De plus, dans ses investissements, la BNS va à l’encontre de ses propres directives qui excluent les entreprises « causant systématiquement de graves dommages à l’environnement ». Les exemples de Duke Energy, Chevron, ExxonMobil, Enbridge, Total ou Shell illustrent clairement cette contradiction (voir argument 4 ou « Investissements nuisibles – BNS »).

En outre, ses investissements portent atteinte aux facteurs de sécurité, de rendement et de liquidité. Ainsi, les investissements non compatibles avec le climat ont tendance à être plus risqués et il faut s’attendre à ce qu’ils soient plutôt moins demandés à l’avenir (voir argument 5).


Argument de la BNS no3 :

« La BNS est indépendante, laissez-la tranquille »

L’indépendance de la BNS est limitée, il existe des facteurs de limitation clairs. Ainsi, la BNS est certes indépendante dans ses activités quotidiennes, mais elle doit néanmoins rendre des comptes au Conseil fédéral et au Parlement et les soumettre aux législations internationales et nationales.

De plus, l’idée que les banques centrales sont indépendantes n’a pas toujours été reconnue et lorsque cette idée est apparue au 20e siècle, la marge de manœuvre des banques centrales était beaucoup plus réduite.

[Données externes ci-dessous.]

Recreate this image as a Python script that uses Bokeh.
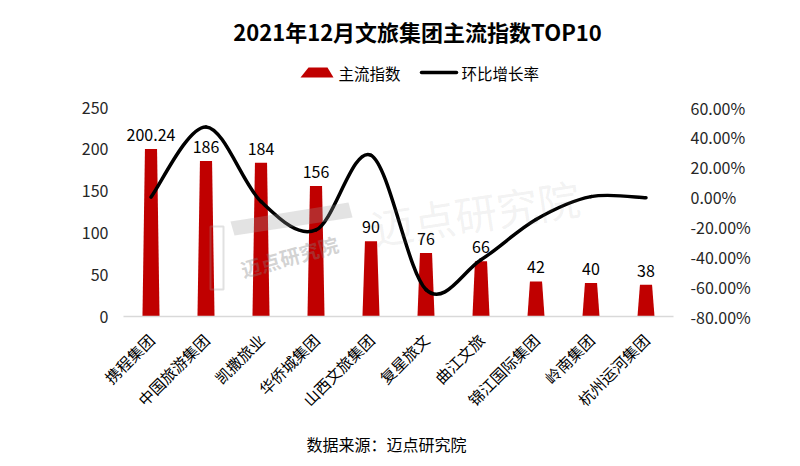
import math
from bokeh.plotting import figure
from bokeh.layouts import column
from bokeh.models import (Range1d, LinearAxis, FixedTicker, NumeralTickFormatter,
                          ColumnDataSource, Label, PolyAnnotation)
from bokeh.core.properties import value
from bokeh.embed import file_html
from bokeh.resources import INLINE

# ---------------- data ----------------
categories = ["携程集团", "中国旅游集团", "凯撒旅业", "华侨城集团", "山西文旅集团",
              "复星旅文", "曲江文旅", "锦江国际集团", "岭南集团", "杭州运河集团"]
index_values = [200.24, 186, 184, 156, 90, 76, 66, 42, 40, 38]
growth_rates = [0.0, 0.47, -0.03, -0.22, 0.28, -0.62, -0.42, -0.15, 0.003, -0.005]
left_ticks = [0, 50, 100, 150, 200, 250]
right_ticks = [-0.8, -0.6, -0.4, -0.2, 0.0, 0.2, 0.4, 0.6]
title_text = "2021年12月文旅集团主流指数TOP10"
legend_bar = "主流指数"
legend_line = "环比增长率"
source_text = "数据来源：迈点研究院"
watermark = "迈点研究院"

FONT = "Noto Sans CJK SC"
BAR_RED = "#C00000"
W = 800
HEADER_H = 92
FOOTER_H = 46
MAIN_H = 466 - HEADER_H - FOOTER_H
FRAME_L, FRAME_R = 123, 673          # page x of the plotting frame


def blank(h):
    # frames are aligned with the main chart inside the column, so map the
    # frame to page pixel coordinates
    f = figure(width=W, height=h, output_backend="svg", toolbar_location=None,
               x_range=Range1d(FRAME_L, FRAME_R), y_range=Range1d(0, h), title=None,
               x_axis_type=None, y_axis_type=None,
               min_border_left=FRAME_L, min_border_right=W - FRAME_R,
               min_border_top=0, min_border_bottom=0,
               outline_line_color=None, background_fill_color="white",
               border_fill_color="white")
    f.grid.visible = False
    return f


# ---------------- header: title + legend ----------------
hdr = blank(HEADER_H)
hdr.text(x=[417], y=[HEADER_H - 30], text=[title_text], text_align="center",
         text_baseline="middle", text_font=value(FONT), text_font_size="22px",
         text_font_style="bold", text_color="#000000")
leg_y = HEADER_H - 72
hdr.patch(x=[300, 308, 327, 333], y=[leg_y - 5, leg_y + 5, leg_y + 5, leg_y - 5],
          fill_color=BAR_RED, line_color=None)
hdr.text(x=[338], y=[leg_y], text=[legend_bar], text_align="left",
         text_baseline="middle", text_font=value(FONT), text_font_size="15.5px",
         text_color="#000000")
hdr.segment(x0=[421], y0=[leg_y], x1=[456], y1=[leg_y], line_color="black",
            line_width=3.5, line_cap="round")
hdr.text(x=[461], y=[leg_y], text=[legend_line], text_align="left",
         text_baseline="middle", text_font=value(FONT), text_font_size="15.5px",
         text_color="#000000")

# ---------------- main chart ----------------
p = figure(width=W, height=MAIN_H, output_backend="svg", toolbar_location=None,
           title=None,
           x_range=Range1d(-0.5, len(categories) - 0.5), y_range=Range1d(0, 250),
           min_border_left=FRAME_L, min_border_right=W - FRAME_R,
           min_border_top=107 - HEADER_H,
           min_border_bottom=MAIN_H - (107 - HEADER_H) - 210,
           background_fill_color="white", border_fill_color="white",
           outline_line_color=None)
p.grid.visible = False
p.extra_y_ranges = {"pct": Range1d(-0.8, 0.6)}

xa = p.xaxis[0]
xa.ticker = FixedTicker(ticks=list(range(len(categories))))
xa.major_label_overrides = {i: c for i, c in enumerate(categories)}
xa.major_label_orientation = math.pi / 4
xa.axis_line_color = "#D9D9D9"
xa.axis_line_width = 1.5
xa.major_tick_line_color = None
xa.minor_tick_line_color = None
xa.major_tick_out = 0
xa.major_label_standoff = 20
xa.major_label_text_font = FONT
xa.major_label_text_font_size = "15.5px"
xa.major_label_text_color = "#000000"

ya = p.yaxis[0]
ya.ticker = FixedTicker(ticks=left_ticks)
ya.axis_line_color = None
ya.major_tick_line_color = None
ya.minor_tick_line_color = None
ya.major_tick_out = 0
ya.major_label_standoff = 15
ya.major_label_text_font = FONT
ya.major_label_text_font_size = "16px"
ya.major_label_text_color = "#262626"

ra = LinearAxis(y_range_name="pct", ticker=FixedTicker(ticks=right_ticks),
                formatter=NumeralTickFormatter(format="0.00%"))
ra.axis_line_color = None
ra.major_tick_line_color = None
ra.minor_tick_line_color = None
ra.major_tick_out = 0
ra.major_label_standoff = 17
ra.major_label_text_font = FONT
ra.major_label_text_font_size = "16px"
ra.major_label_text_color = "#262626"
p.add_layout(ra, "right")

# bars (trapezoids)
top_half, bot_half = 0.11, 0.155
bar_xs = [[i - bot_half, i - top_half, i + top_half, i + bot_half]
          for i in range(len(categories))]
bar_ys = [[0, v, v, 0] for v in index_values]
p.patches(xs=bar_xs, ys=bar_ys, fill_color=BAR_RED, line_color=None)

# data labels
lbl = ["{:g}".format(v) for v in index_values]
src = ColumnDataSource(dict(x=list(range(len(categories))), y=index_values, t=lbl))
p.text(x="x", y="y", text="t", source=src, text_align="center",
       text_baseline="alphabetic", y_offset=-14, text_font=value(FONT),
       text_font_size="16px", text_color="#000000")

# watermark
p.add_layout(PolyAnnotation(xs=[107, 225, 229, 111], ys=[95, 114, 99, 81],
                            xs_units="screen", ys_units="screen",
                            fill_color="#9a9a9a", fill_alpha=0.28, line_color=None))
p.add_layout(PolyAnnotation(xs=[87, 100, 100, 87], ys=[90, 90, 27, 27],
                            xs_units="screen", ys_units="screen",
                            fill_color=None, line_color="#9a9a9a", line_alpha=0.3,
                            line_width=2))
p.add_layout(Label(x=166, y=60, x_units="screen", y_units="screen", text=watermark,
                   angle=0.27, text_align="center", text_baseline="middle",
                   text_font=FONT, text_font_size="20px", text_font_style="bold",
                   text_color="#808080", text_alpha=0.35))
p.add_layout(Label(x=352, y=105, x_units="screen", y_units="screen", text=watermark,
                   angle=0.15, text_align="center", text_baseline="middle",
                   text_font=FONT, text_font_size="42px",
                   text_color="#808080", text_alpha=0.11))

# smooth line (Catmull-Rom as Bezier segments)
n = len(growth_rates)
pts = [(float(i), growth_rates[i]) for i in range(n)]
x0, y0, x1, y1, cx0, cy0, cx1, cy1 = ([] for _ in range(8))
for i in range(n - 1):
    pm = pts[i - 1] if i > 0 else pts[i]
    pa = pts[i]
    pb = pts[i + 1]
    pn = pts[i + 2] if i + 2 < n else pts[i + 1]
    x0.append(pa[0]); y0.append(pa[1]); x1.append(pb[0]); y1.append(pb[1])
    cx0.append(pa[0] + (pb[0] - pm[0]) / 6); cy0.append(pa[1] + (pb[1] - pm[1]) / 6)
    cx1.append(pb[0] - (pn[0] - pa[0]) / 6); cy1.append(pb[1] - (pn[1] - pa[1]) / 6)
p.bezier(x0=x0, y0=y0, x1=x1, y1=y1, cx0=cx0, cy0=cy0, cx1=cx1, cy1=cy1,
         y_range_name="pct", line_color="black", line_width=3.5, line_cap="round")

# ---------------- footer: source ----------------
ftr = blank(FOOTER_H)
ftr.text(x=[386], y=[466 - 443], text=[source_text], text_align="center",
         text_baseline="middle", text_font=value(FONT), text_font_size="16px",
         text_color="#000000")

layout = column(hdr, p, ftr, spacing=0)
open("out.html", "w").write(file_html(layout, INLINE))
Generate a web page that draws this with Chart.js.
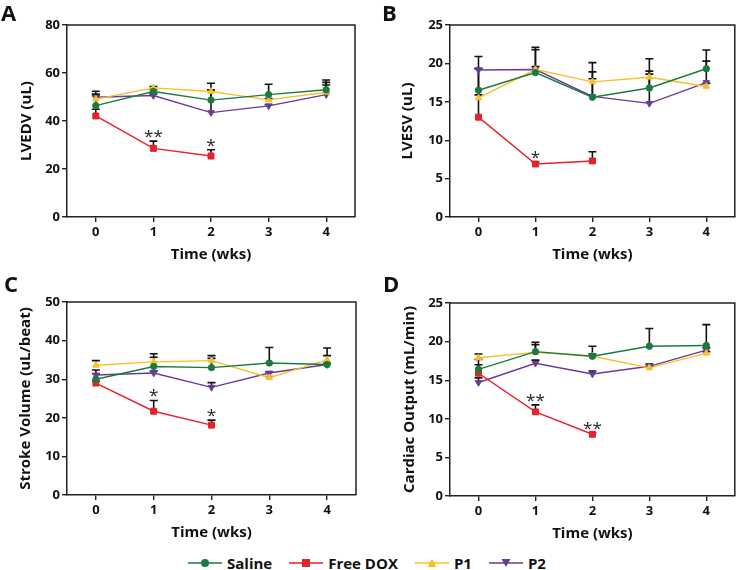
<!DOCTYPE html>
<html>
<head>
<meta charset="utf-8">
<script src="https://cdn.jsdelivr.net/npm/chart.js@4.4.1/dist/chart.umd.min.js"></script>
<style>
  body { margin: 0; background: #fff; font-family: "Open Sans", sans-serif; }
  #lienzo { position: relative; width: 740px; height: 570px; overflow: hidden; }
  #lienzo canvas { position: absolute; }
  .letra { position: absolute; font-weight: 700; font-size: 22px; line-height: 22px; color: #111; }
  .leyenda { position: absolute; left: 188px; top: 553px; display: flex; gap: 17px; align-items: center; }
  .item { display: flex; align-items: center; gap: 5px; font-weight: 700; font-size: 15px; color: #111; line-height: 20px; }
</style>
</head>
<body>
<div id="lienzo"></div>
<script>
/* DATOS */
const semanas = [0, 1, 2, 3, 4];
const grupos = ['Saline', 'Free DOX', 'P1', 'P2'];

// A - LVEDV
const lvedvTicks = [0, 20, 40, 60, 80];
const lvedvSaline = [46.4, 52.3, 48.7, 51.0, 53.0];
const lvedvSalineErr = [6.0, 0.8, 7.0, 4.3, 4.1];
const lvedvDox = [42.1, 28.6, 25.4, null, null];
const lvedvDoxErr = [2.8, 3.0, 2.6, null, null];
const lvedvP1 = [49.1, 53.8, 52.3, 48.8, 52.0];
const lvedvP1Err = [2.1, 0.6, 0.6, 0.6, 4.1];
const lvedvP2 = [49.9, 50.6, 43.5, 46.3, 51.0];
const lvedvP2Err = [0.6, 0.6, 9.4, 0.6, 4.0];
const lvedvSig = ['', '**', '*', '', ''];

// B - LVESV
const lvesvTicks = [0, 5, 10, 15, 20, 25];
const lvesvSaline = [16.5, 18.8, 15.6, 16.8, 19.3];
const lvesvSalineErr = [4.4, 3.3, 4.5, 2.2, 2.45];
const lvesvDox = [13.0, 6.9, 7.3, null, null];
const lvesvDoxErr = [6.3, 0.3, 1.2, null, null];
const lvesvP1 = [15.5, 19.2, 17.6, 18.2, 17.0];
const lvesvP1Err = [0.4, 0.4, 0.4, 0.4, 0.4];
const lvesvP2 = [19.15, 19.2, 15.7, 14.8, 17.5];
const lvesvP2Err = [0.2, 2.6, 3.2, 5.8, 2.8];
const lvesvSig = ['', '*', '', '', ''];

// C - Stroke Volume
const svTicks = [0, 10, 20, 30, 40, 50];
const svSaline = [30.0, 33.3, 33.0, 34.2, 33.8];
const svSalineErr = [2.4, 3.3, 3.1, 4.0, 4.3];
const svDox = [29.0, 21.7, 18.1, null, null];
const svDoxErr = [0.5, 2.8, 1.3, null, null];
const svP1 = [33.6, 34.5, 34.8, 30.4, 35.0];
const svP1Err = [1.2, 1.2, 0.6, 0.3, 1.1];
const svP2 = [31.1, 31.6, 27.9, 31.6, 33.8];
const svP2Err = [0.3, 0.5, 1.2, 0.3, 0.3];
const svSig = ['', '*', '*', '', ''];

// D - Cardiac Output
const coTicks = [0, 5, 10, 15, 20, 25];
const coSaline = [16.4, 18.7, 18.1, 19.4, 19.5];
const coSalineErr = [1.3, 1.2, 1.3, 2.3, 2.7];
const coDox = [15.9, 10.9, 8.0, null, null];
const coDoxErr = [1.1, 0.9, 0.2, null, null];
const coP1 = [17.9, 18.6, 18.1, 16.6, 18.5];
const coP1Err = [0.5, 1.0, 0.3, 0.2, 0.2];
const coP2 = [14.7, 17.2, 15.8, 16.8, 18.9];
const coP2Err = [0.6, 0.4, 0.4, 0.3, 0.3];
const coSig = ['', '**', '**', '', ''];

/* ESTILOS DE SERIE */
const colores = ['#1b7b3f', '#e42229', '#f6c02c', '#6a3b95'];
const formas = ['circle', 'rect', 'triangle', 'triangle'];
const giros = [0, 0, 0, 180];
const radios = [3.2, 4.2, 3.8, 3.8];

const lienzo = document.querySelector('#lienzo');

/* PLUGINS */
const barrasError = {
  id: 'barrasError',
  beforeDatasetsDraw(chart) {
    const ctx = chart.ctx;
    const y = chart.scales.y;
    ctx.save();
    ctx.strokeStyle = '#111';
    ctx.lineWidth = 1.6;
    chart.data.datasets.forEach((ds, i) => {
      const meta = chart.getDatasetMeta(i);
      ds.data.forEach((p, j) => {
        const err = ds.errores[j];
        if (p.y == null || err == null) return;
        const px = meta.data[j].x;
        const y0 = y.getPixelForValue(p.y);
        const y1 = y.getPixelForValue(p.y + err);
        ctx.beginPath();
        ctx.moveTo(px, y0);
        ctx.lineTo(px, y1);
        ctx.moveTo(px - 4, y1);
        ctx.lineTo(px + 4, y1);
        ctx.stroke();
      });
    });
    ctx.restore();
  }
};

const marco = {
  id: 'marco',
  afterDraw(chart) {
    const { ctx, chartArea: a } = chart;
    ctx.save();
    ctx.strokeStyle = '#222';
    ctx.lineWidth = 1.5;
    ctx.beginPath();
    ctx.moveTo(a.left, a.top);
    ctx.lineTo(a.right, a.top);
    ctx.lineTo(a.right, a.bottom);
    ctx.stroke();
    ctx.restore();
  }
};

const asteriscos = {
  id: 'asteriscos',
  afterDatasetsDraw(chart, args, opts) {
    const ctx = chart.ctx;
    const ds = chart.data.datasets[1];
    const meta = chart.getDatasetMeta(1);
    ctx.save();
    ctx.fillStyle = '#222';
    ctx.font = '17px "Open Sans"';
    ctx.textAlign = 'center';
    ctx.textBaseline = 'alphabetic';
    opts.marcas.forEach((m, j) => {
      if (!m) return;
      const p = ds.data[j];
      const tope = chart.scales.y.getPixelForValue(p.y + (ds.errores[j] || 0));
      ctx.fillText(m, meta.data[j].x, tope + 1);
    });
    ctx.restore();
  }
};

/* PANELES */
const fuenteTick = { family: 'Open Sans', size: 13, weight: '700' };
const fuenteTitulo = { family: 'Open Sans', size: 15, weight: '700' };

function crearPanel(p) {
  const canvas = document.createElement('canvas');
  canvas.width = p.w;
  canvas.height = p.h;
  canvas.style.left = p.left + 'px';
  canvas.style.top = p.top + 'px';
  lienzo.appendChild(canvas);

  const letra = document.createElement('div');
  letra.className = 'letra';
  letra.textContent = p.letra;
  letra.style.left = p.letraX + 'px';
  letra.style.top = p.letraY + 'px';
  lienzo.appendChild(letra);

  const datasets = grupos.map((g, i) => ({
    label: g,
    data: semanas.map((s, j) => ({ x: s, y: p.series[i][j] })),
    errores: p.errores[i],
    borderColor: colores[i],
    backgroundColor: colores[i],
    borderWidth: 1.4,
    pointStyle: formas[i],
    rotation: giros[i],
    pointRadius: radios[i],
    pointBorderWidth: 1,
    spanGaps: false,
    tension: 0
  }));

  new Chart(canvas.getContext('2d'), {
    type: 'line',
    data: { datasets },
    options: {
      responsive: false,
      animation: false,
      layout: { padding: { top: p.padTop, right: p.padRight, left: 0, bottom: 0 } },
      plugins: {
        legend: { display: false },
        tooltip: { enabled: false },
        asteriscos: { marcas: p.sig }
      },
      scales: {
        x: {
          type: 'linear',
          min: -0.5,
          max: 4.5,
          afterBuildTicks: s => { s.ticks = semanas.map(v => ({ value: v })); },
          afterFit: s => { s.height = 53; },
          grid: { drawOnChartArea: false, drawTicks: true, tickLength: 5, color: '#222', lineWidth: 1.4 },
          border: { color: '#222', width: 1.5 },
          ticks: { color: '#111', font: fuenteTick, padding: 2, autoSkip: false, maxRotation: 0 },
          title: { display: true, text: 'Time (wks)', color: '#111', font: fuenteTitulo, padding: { top: 0, bottom: 6 } }
        },
        y: {
          type: 'linear',
          min: p.ticks[0],
          max: p.ticks[p.ticks.length - 1],
          afterBuildTicks: s => { s.ticks = p.ticks.map(v => ({ value: v })); },
          afterFit: s => { s.width = p.yWidth; },
          grid: { drawOnChartArea: false, drawTicks: true, tickLength: 5, color: '#222', lineWidth: 1.4 },
          border: { color: '#222', width: 1.5 },
          ticks: { color: '#111', font: fuenteTick, padding: 2 },
          title: { display: true, text: p.tituloY, color: '#111', font: fuenteTitulo, padding: { top: p.tituloPad, bottom: 0 } }
        }
      }
    },
    plugins: [barrasError, marco, asteriscos]
  });
}

crearPanel({
  letra: 'A', letraX: 1, letraY: 1,
  left: 0, top: 0, w: 365, h: 270, padTop: 25, padRight: 10, yWidth: 67, tituloPad: 18,
  tituloY: 'LVEDV (uL)', ticks: lvedvTicks, sig: lvedvSig,
  series: [lvedvSaline, lvedvDox, lvedvP1, lvedvP2],
  errores: [lvedvSalineErr, lvedvDoxErr, lvedvP1Err, lvedvP2Err]
});

crearPanel({
  letra: 'B', letraX: 382, letraY: 1,
  left: 370, top: 0, w: 370, h: 270, padTop: 25, padRight: 2, yWidth: 80, tituloPad: 29,
  tituloY: 'LVESV (uL)', ticks: lvesvTicks, sig: lvesvSig,
  series: [lvesvSaline, lvesvDox, lvesvP1, lvesvP2],
  errores: [lvesvSalineErr, lvesvDoxErr, lvesvP1Err, lvesvP2Err]
});

crearPanel({
  letra: 'C', letraX: 4, letraY: 272,
  left: 0, top: 270, w: 365, h: 278, padTop: 32, padRight: 9, yWidth: 67, tituloPad: 17,
  tituloY: 'Stroke Volume (uL/beat)', ticks: svTicks, sig: svSig,
  series: [svSaline, svDox, svP1, svP2],
  errores: [svSalineErr, svDoxErr, svP1Err, svP2Err]
});

crearPanel({
  letra: 'D', letraX: 383, letraY: 272,
  left: 370, top: 270, w: 370, h: 279, padTop: 33, padRight: 1, yWidth: 80, tituloPad: 31,
  tituloY: 'Cardiac Output (mL/min)', ticks: coTicks, sig: coSig,
  series: [coSaline, coDox, coP1, coP2],
  errores: [coSalineErr, coDoxErr, coP1Err, coP2Err]
});

/* LEYENDA */
const leyenda = document.createElement('div');
leyenda.className = 'leyenda';
const svgNS = 'http://www.w3.org/2000/svg';
grupos.forEach((g, i) => {
  const item = document.createElement('div');
  item.className = 'item';
  const svg = document.createElementNS(svgNS, 'svg');
  svg.setAttribute('width', '34');
  svg.setAttribute('height', '12');
  const linea = document.createElementNS(svgNS, 'line');
  linea.setAttribute('x1', '0'); linea.setAttribute('x2', '34');
  linea.setAttribute('y1', '6'); linea.setAttribute('y2', '6');
  linea.setAttribute('stroke', colores[i]);
  linea.setAttribute('stroke-width', '1.4');
  svg.appendChild(linea);
  let marca;
  if (formas[i] === 'circle') {
    marca = document.createElementNS(svgNS, 'circle');
    marca.setAttribute('cx', '17'); marca.setAttribute('cy', '6'); marca.setAttribute('r', '4');
  } else if (formas[i] === 'rect') {
    marca = document.createElementNS(svgNS, 'rect');
    marca.setAttribute('x', '13'); marca.setAttribute('y', '2');
    marca.setAttribute('width', '8'); marca.setAttribute('height', '8');
  } else {
    marca = document.createElementNS(svgNS, 'polygon');
    marca.setAttribute('points', giros[i] ? '12.5,2 21.5,2 17,10' : '17,2 21.5,10 12.5,10');
  }
  marca.setAttribute('fill', colores[i]);
  svg.appendChild(marca);
  item.appendChild(svg);
  const texto = document.createElement('span');
  texto.textContent = g;
  item.appendChild(texto);
  leyenda.appendChild(item);
});
lienzo.appendChild(leyenda);
</script>
</body>
</html>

La BNS ne peut pas se considérer comme « indépendante » de la crise du climat et de la biodiversité, comme ces deux crises ont un impact sur son mandat de stabilité des prix et de stabilité financière. Il est donc inacceptable que la BNS, sous couvert d’indépendance, ignore toute demande qui lui serait adressée. Indépendante signifie que le mandat est effectivement mis en œuvre. Or, ce n’est pas ce que fait la BNS actuellement, puisqu’elle ne lutte pas de manière proactive contre la crise climatique et la perte de biodiversité (voir argument 3).